Instructions for the task:
Copy the data that follows, character for character, minus the pictures.

Collected material:
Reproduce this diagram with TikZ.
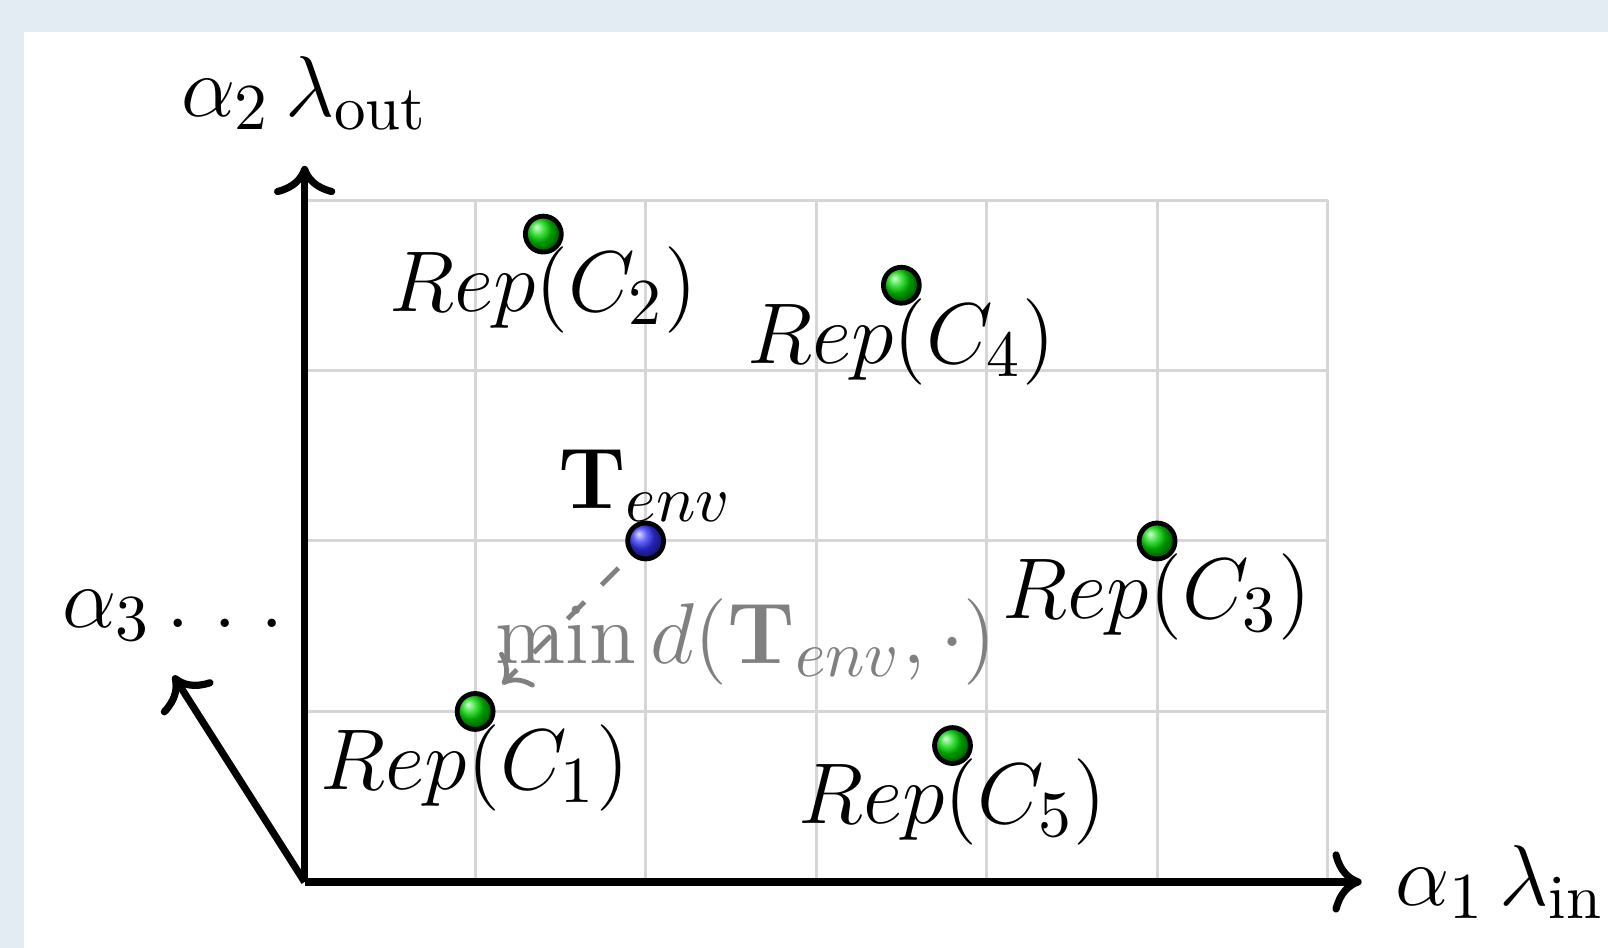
\documentclass[tikz,border=0pt]{standalone}
\usepackage{amsmath,amssymb}
\usepackage{tikz}
\usetikzlibrary{calc,arrows.meta}
\definecolor{pagebg}{RGB}{228,236,243}

\begin{document}
\begin{tikzpicture}[>={Computer Modern Rightarrow[scale=1.15]},line join=round,
    font=\fontsize{15}{18}\selectfont,
    repdot/.style={circle,draw=black,thick,shading=ball,ball color=green!85!black,
      inner sep=0pt,minimum size=6pt},
    replab/.style={below,inner sep=2pt}]
  % page behind, white panel on top
  \fill[pagebg] (-1.787,-0.387) rectangle (7.645,5.173);
  \fill[white] (-1.646,-0.387) rectangle (7.645,4.985);
  \useasboundingbox (-1.787,-0.387) rectangle (7.645,5.173);
  % light grid
  \draw[black!16,line width=0.5pt] (0,0) grid (6,4);
  % the three axes
  \coordinate (O) at (0,0);
  \draw[->,very thick] (O) -- (6.2,0) coordinate (xend)
    node[right,xshift=1.7pt] (xlab) {$\alpha_1\,\lambda_{\text{in}}$};
  \draw[->,very thick] (O) -- (0,4.2) coordinate (yend)
    node[above=2pt] (ylab) {$\alpha_2\,\lambda_{\text{out}}$};
  \draw[->,very thick] (O) -- (-0.77,1.21) coordinate (zend)
    node[above=2pt] (zlab) {$\alpha_3\,.\;.\;.$};
  % cluster representatives
  \foreach \i/\x/\y in {1/1/1,2/1.4/3.8,3/5/2,4/3.5/3.5,5/3.8/0.8}{
    \node[repdot] (c\i) at (\x,\y) {};
    \node[replab] (r\i) at (c\i.center) {$Rep(C_{\i})$};
  }
  % environment task
  \node[repdot,ball color=blue!80!white] (tenv) at (2,2) {};
  \node[above,inner sep=3pt] (tlab) at (tenv.center) {$\mathbf{T}_{env}$};
  % nearest representative
  \draw[->,gray,thick,dash pattern=on 4pt off 4pt,shorten <=3pt,shorten >=3pt] (tenv) -- (c1);
  \node[gray] (mind) at (2.59,1.41) {$\min d(\mathbf{T}_{env},\cdot)$};
\end{tikzpicture}
\end{document}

Response:
Reproduce this diagram with TikZ.
\documentclass[tikz,border=0pt]{standalone}
\usepackage{amsmath,amssymb}
\usepackage{tikz}
\usetikzlibrary{calc,arrows.meta}
\definecolor{pagebg}{RGB}{228,236,243}

\begin{document}
\begin{tikzpicture}[>={Computer Modern Rightarrow[scale=1.15]},line join=round,
    font=\fontsize{15}{18}\selectfont,
    repdot/.style={circle,draw=black,thick,shading=ball,ball color=green!85!black,
      inner sep=0pt,minimum size=6pt},
    replab/.style={below,inner sep=2pt}]
  % page behind, white panel on top
  \fill[pagebg] (-1.787,-0.387) rectangle (7.645,5.173);
  \fill[white] (-1.646,-0.387) rectangle (7.645,4.985);
  \useasboundingbox (-1.787,-0.387) rectangle (7.645,5.173);
  % light grid
  \draw[black!16,line width=0.5pt] (0,0) grid (6,4);
  % the three axes
  \coordinate (O) at (0,0);
  \draw[->,very thick] (O) -- (6.2,0) coordinate (xend)
    node[right,xshift=1.7pt] (xlab) {$\alpha_1\,\lambda_{\text{in}}$};
  \draw[->,very thick] (O) -- (0,4.2) coordinate (yend)
    node[above=2pt] (ylab) {$\alpha_2\,\lambda_{\text{out}}$};
  \draw[->,very thick] (O) -- (-0.77,1.21) coordinate (zend)
    node[above=2pt] (zlab) {$\alpha_3\,.\;.\;.$};
  % cluster representatives
  \foreach \i/\x/\y in {1/1/1,2/1.4/3.8,3/5/2,4/3.5/3.5,5/3.8/0.8}{
    \node[repdot] (c\i) at (\x,\y) {};
    \node[replab] (r\i) at (c\i.center) {$Rep(C_{\i})$};
  }
  % environment task
  \node[repdot,ball color=blue!80!white] (tenv) at (2,2) {};
  \node[above,inner sep=3pt] (tlab) at (tenv.center) {$\mathbf{T}_{env}$};
  % nearest representative
  \draw[->,gray,thick,dash pattern=on 4pt off 4pt,shorten <=3pt,shorten >=3pt] (tenv) -- (c1);
  \node[gray] (mind) at (2.59,1.41) {$\min d(\mathbf{T}_{env},\cdot)$};
\end{tikzpicture}
\end{document}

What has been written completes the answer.